Work to be completed:
Using the data below, return word for word every line from the one holding "Output the Python" down to the one holding "ax.set_ylim(-3.5, 0)". Leave pictures out.

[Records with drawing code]
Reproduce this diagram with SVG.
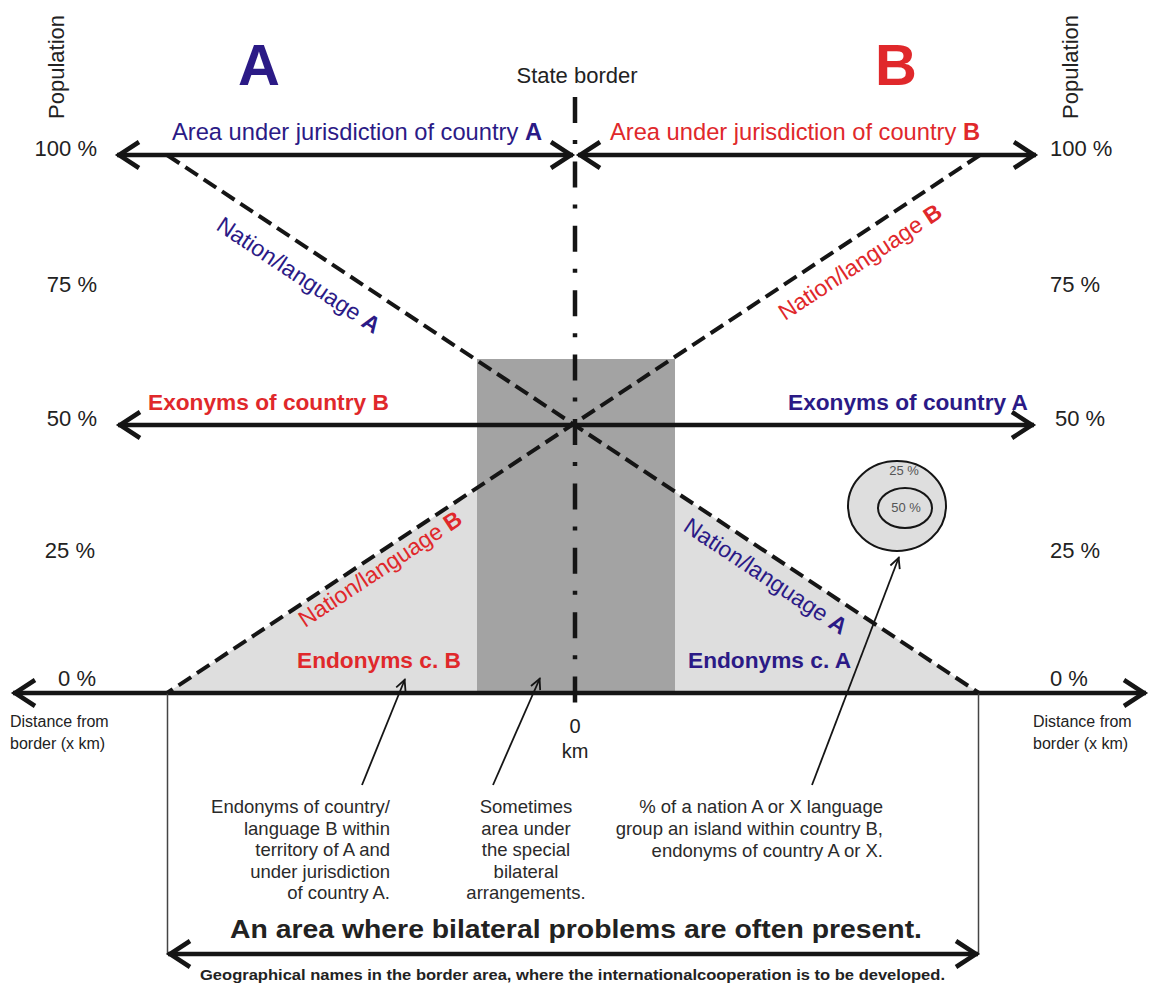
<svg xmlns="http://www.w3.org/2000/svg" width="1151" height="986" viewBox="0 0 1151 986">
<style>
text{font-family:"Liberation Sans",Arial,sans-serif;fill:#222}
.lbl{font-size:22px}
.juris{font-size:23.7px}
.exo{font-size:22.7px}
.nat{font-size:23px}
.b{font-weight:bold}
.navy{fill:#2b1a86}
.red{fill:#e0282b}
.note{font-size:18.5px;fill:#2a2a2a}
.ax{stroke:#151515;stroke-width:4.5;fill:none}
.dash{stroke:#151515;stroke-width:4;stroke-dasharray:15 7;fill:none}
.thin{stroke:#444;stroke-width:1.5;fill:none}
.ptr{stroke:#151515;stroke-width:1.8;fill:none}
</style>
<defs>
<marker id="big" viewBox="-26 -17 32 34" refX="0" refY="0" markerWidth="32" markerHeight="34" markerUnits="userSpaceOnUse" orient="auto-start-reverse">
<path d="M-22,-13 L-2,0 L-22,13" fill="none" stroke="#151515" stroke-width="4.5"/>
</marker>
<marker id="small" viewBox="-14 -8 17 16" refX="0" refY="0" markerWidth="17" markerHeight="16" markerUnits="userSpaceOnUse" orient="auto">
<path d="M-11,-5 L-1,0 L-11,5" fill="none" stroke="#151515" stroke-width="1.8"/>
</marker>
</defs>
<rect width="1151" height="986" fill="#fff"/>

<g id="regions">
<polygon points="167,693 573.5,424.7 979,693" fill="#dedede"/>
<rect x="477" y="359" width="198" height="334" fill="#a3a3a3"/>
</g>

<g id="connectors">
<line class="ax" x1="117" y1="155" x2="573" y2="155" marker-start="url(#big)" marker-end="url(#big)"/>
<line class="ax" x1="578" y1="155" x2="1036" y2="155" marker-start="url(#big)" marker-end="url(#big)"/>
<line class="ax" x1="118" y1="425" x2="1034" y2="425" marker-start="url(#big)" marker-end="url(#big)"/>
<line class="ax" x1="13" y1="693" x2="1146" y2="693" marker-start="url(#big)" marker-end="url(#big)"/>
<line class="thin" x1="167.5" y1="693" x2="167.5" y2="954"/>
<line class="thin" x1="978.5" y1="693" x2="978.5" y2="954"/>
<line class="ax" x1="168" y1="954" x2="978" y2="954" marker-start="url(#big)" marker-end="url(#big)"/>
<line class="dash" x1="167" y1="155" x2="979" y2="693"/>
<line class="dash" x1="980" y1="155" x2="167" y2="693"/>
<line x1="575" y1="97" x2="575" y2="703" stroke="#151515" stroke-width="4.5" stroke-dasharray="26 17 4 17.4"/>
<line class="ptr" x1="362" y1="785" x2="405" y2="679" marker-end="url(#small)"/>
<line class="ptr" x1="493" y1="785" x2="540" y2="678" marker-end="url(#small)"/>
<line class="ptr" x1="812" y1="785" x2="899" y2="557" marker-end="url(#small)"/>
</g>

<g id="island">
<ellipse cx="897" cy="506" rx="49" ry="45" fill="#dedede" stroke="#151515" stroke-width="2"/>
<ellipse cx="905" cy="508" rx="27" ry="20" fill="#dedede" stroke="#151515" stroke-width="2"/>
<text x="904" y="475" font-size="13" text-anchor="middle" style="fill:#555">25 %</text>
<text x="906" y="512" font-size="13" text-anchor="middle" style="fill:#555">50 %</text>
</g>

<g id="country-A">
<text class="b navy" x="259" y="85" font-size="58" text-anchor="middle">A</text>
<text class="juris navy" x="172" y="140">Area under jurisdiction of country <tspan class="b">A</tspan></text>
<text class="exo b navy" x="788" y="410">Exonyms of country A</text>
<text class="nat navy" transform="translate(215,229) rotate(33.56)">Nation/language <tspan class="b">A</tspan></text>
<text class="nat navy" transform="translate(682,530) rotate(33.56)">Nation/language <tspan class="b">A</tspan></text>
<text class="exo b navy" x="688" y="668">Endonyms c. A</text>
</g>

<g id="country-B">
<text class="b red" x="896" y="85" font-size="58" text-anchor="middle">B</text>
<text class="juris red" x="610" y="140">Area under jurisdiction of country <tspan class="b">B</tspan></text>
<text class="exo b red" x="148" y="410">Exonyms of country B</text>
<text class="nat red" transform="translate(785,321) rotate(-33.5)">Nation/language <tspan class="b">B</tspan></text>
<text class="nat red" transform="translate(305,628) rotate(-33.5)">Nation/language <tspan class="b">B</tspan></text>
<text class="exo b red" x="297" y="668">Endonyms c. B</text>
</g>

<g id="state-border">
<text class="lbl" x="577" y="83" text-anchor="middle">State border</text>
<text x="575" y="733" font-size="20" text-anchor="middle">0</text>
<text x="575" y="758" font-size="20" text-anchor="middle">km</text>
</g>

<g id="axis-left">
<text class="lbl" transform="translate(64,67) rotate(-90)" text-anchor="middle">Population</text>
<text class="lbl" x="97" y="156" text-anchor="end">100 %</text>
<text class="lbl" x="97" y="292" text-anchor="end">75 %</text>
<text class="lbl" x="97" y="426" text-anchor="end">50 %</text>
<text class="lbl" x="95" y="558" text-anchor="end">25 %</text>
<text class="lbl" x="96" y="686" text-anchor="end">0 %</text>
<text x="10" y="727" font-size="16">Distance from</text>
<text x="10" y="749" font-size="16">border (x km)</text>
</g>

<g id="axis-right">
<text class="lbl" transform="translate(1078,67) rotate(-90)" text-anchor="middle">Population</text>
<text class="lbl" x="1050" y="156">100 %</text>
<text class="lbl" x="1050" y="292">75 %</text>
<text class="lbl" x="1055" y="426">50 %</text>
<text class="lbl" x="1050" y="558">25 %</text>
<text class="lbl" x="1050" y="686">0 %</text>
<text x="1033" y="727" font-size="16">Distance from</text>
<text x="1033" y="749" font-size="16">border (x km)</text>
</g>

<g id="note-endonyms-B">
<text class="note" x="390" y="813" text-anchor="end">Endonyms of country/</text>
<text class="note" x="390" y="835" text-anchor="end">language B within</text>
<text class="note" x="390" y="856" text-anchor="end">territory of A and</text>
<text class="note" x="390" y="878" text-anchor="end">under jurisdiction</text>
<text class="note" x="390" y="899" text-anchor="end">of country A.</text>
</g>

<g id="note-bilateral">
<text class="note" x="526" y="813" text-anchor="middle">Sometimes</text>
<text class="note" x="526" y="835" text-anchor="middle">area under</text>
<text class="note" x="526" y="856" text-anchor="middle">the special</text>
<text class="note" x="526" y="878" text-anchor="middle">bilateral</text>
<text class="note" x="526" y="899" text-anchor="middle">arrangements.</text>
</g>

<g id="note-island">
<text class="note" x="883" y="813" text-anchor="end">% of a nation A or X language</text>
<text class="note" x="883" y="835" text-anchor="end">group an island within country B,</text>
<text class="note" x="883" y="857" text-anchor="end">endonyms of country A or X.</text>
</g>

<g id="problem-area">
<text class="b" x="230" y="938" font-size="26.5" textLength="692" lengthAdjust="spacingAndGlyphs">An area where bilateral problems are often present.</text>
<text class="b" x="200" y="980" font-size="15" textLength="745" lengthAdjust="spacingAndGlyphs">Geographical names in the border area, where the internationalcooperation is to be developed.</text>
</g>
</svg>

...

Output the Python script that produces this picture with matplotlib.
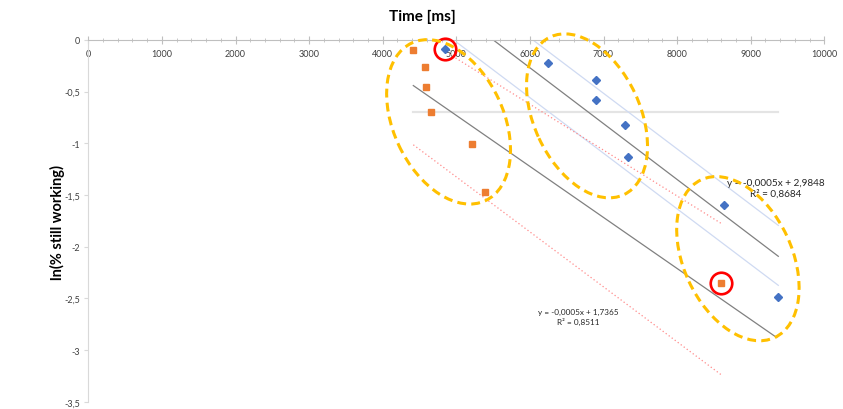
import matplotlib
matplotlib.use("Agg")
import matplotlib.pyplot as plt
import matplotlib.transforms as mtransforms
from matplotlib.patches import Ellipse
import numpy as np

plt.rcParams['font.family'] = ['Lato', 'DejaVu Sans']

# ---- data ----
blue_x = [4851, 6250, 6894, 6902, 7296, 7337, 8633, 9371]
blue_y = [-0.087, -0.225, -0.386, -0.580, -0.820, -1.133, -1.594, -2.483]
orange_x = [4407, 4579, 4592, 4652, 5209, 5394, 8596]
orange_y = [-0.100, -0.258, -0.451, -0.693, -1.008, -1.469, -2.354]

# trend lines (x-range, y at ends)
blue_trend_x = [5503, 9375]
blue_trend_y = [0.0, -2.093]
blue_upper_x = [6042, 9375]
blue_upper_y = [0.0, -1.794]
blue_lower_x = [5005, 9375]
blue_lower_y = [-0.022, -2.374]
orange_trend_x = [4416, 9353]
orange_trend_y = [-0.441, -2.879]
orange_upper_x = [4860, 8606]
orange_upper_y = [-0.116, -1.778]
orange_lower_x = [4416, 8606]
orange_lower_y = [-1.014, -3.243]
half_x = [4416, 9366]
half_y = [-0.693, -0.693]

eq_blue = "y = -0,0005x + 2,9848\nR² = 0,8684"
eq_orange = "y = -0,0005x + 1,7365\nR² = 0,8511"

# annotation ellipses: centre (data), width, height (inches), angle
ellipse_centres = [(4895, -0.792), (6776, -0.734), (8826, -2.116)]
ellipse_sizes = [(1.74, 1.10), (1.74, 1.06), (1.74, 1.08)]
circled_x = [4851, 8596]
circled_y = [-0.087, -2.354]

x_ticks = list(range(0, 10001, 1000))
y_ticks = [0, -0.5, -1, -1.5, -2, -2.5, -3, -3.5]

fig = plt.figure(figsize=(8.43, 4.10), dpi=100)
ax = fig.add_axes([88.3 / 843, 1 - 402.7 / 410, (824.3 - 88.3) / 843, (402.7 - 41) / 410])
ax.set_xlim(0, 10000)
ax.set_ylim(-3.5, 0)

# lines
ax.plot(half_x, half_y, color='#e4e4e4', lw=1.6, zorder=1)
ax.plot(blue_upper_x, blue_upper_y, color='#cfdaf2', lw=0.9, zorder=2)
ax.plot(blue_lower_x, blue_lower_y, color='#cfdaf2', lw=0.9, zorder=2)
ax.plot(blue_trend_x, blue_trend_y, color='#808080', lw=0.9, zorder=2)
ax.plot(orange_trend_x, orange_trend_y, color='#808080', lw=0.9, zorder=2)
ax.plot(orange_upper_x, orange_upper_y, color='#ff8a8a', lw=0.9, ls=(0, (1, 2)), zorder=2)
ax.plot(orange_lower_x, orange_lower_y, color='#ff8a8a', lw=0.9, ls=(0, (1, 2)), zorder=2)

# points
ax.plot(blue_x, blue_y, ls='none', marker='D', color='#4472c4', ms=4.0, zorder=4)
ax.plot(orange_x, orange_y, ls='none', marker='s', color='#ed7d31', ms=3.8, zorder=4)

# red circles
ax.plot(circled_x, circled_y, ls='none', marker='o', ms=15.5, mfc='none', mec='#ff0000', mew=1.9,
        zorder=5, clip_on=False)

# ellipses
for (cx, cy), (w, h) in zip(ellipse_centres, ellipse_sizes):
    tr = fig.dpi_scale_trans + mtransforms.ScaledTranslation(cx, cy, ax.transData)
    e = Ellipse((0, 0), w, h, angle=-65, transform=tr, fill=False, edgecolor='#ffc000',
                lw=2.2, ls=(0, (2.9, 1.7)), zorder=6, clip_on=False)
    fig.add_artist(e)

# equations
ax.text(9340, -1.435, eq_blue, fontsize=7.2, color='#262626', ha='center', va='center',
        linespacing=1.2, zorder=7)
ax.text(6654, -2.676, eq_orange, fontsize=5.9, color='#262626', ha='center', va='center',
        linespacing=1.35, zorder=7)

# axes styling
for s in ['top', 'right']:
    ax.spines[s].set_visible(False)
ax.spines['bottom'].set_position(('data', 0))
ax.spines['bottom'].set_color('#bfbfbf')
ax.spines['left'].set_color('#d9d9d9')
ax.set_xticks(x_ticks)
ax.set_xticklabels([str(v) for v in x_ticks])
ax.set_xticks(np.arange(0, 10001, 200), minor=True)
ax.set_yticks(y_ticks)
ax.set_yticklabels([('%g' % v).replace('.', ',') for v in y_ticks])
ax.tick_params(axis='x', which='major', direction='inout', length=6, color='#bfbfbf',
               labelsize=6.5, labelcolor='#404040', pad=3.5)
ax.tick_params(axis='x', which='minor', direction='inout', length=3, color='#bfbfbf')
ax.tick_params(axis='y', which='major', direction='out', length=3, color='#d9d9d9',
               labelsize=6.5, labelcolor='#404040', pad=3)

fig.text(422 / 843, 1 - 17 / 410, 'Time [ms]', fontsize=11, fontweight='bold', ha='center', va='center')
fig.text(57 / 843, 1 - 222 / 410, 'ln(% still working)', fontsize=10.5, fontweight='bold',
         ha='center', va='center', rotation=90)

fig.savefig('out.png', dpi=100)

==

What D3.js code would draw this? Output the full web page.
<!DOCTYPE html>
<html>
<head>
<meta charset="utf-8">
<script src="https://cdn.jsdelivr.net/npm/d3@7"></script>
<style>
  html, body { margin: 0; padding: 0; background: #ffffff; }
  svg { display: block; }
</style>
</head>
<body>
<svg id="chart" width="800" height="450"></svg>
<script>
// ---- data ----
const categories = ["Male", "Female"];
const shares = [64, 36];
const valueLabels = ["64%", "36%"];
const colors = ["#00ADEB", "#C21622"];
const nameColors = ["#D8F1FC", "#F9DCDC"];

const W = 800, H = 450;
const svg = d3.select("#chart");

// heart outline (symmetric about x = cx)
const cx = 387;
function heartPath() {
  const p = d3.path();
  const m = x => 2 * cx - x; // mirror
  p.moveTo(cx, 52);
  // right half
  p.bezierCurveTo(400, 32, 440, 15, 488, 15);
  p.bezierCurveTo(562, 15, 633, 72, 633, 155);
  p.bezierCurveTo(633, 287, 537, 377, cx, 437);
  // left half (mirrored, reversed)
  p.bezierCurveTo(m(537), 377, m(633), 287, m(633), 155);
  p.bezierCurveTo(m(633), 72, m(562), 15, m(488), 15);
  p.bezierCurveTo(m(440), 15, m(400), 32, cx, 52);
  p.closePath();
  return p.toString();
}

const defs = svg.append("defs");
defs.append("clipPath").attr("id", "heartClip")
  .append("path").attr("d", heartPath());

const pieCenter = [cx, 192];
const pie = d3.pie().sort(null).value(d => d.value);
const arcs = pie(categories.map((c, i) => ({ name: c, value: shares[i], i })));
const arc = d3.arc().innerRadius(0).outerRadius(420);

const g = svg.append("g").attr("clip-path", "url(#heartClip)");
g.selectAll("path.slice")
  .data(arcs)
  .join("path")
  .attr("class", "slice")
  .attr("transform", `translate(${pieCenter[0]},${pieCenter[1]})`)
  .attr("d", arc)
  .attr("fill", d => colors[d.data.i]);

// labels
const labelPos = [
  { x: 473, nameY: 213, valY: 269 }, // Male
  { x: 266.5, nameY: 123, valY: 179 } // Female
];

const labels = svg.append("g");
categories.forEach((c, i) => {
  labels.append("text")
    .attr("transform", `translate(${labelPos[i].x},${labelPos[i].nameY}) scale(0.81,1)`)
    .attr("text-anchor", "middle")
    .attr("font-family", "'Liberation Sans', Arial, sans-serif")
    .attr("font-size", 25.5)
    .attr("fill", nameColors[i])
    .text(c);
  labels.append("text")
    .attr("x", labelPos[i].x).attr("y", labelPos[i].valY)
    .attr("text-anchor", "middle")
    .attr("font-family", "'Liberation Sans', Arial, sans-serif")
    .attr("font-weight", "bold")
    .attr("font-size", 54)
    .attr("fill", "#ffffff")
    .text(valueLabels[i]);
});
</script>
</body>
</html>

Task response:
Output the Python script that produces this picture with matplotlib.
import matplotlib
matplotlib.use("Agg")
import matplotlib.pyplot as plt
import matplotlib.transforms as mtransforms
from matplotlib.patches import Ellipse
import numpy as np

plt.rcParams['font.family'] = ['Lato', 'DejaVu Sans']

# ---- data ----
blue_x = [4851, 6250, 6894, 6902, 7296, 7337, 8633, 9371]
blue_y = [-0.087, -0.225, -0.386, -0.580, -0.820, -1.133, -1.594, -2.483]
orange_x = [4407, 4579, 4592, 4652, 5209, 5394, 8596]
orange_y = [-0.100, -0.258, -0.451, -0.693, -1.008, -1.469, -2.354]

# trend lines (x-range, y at ends)
blue_trend_x = [5503, 9375]
blue_trend_y = [0.0, -2.093]
blue_upper_x = [6042, 9375]
blue_upper_y = [0.0, -1.794]
blue_lower_x = [5005, 9375]
blue_lower_y = [-0.022, -2.374]
orange_trend_x = [4416, 9353]
orange_trend_y = [-0.441, -2.879]
orange_upper_x = [4860, 8606]
orange_upper_y = [-0.116, -1.778]
orange_lower_x = [4416, 8606]
orange_lower_y = [-1.014, -3.243]
half_x = [4416, 9366]
half_y = [-0.693, -0.693]

eq_blue = "y = -0,0005x + 2,9848\nR² = 0,8684"
eq_orange = "y = -0,0005x + 1,7365\nR² = 0,8511"

# annotation ellipses: centre (data), width, height (inches), angle
ellipse_centres = [(4895, -0.792), (6776, -0.734), (8826, -2.116)]
ellipse_sizes = [(1.74, 1.10), (1.74, 1.06), (1.74, 1.08)]
circled_x = [4851, 8596]
circled_y = [-0.087, -2.354]

x_ticks = list(range(0, 10001, 1000))
y_ticks = [0, -0.5, -1, -1.5, -2, -2.5, -3, -3.5]

fig = plt.figure(figsize=(8.43, 4.10), dpi=100)
ax = fig.add_axes([88.3 / 843, 1 - 402.7 / 410, (824.3 - 88.3) / 843, (402.7 - 41) / 410])
ax.set_xlim(0, 10000)
ax.set_ylim(-3.5, 0)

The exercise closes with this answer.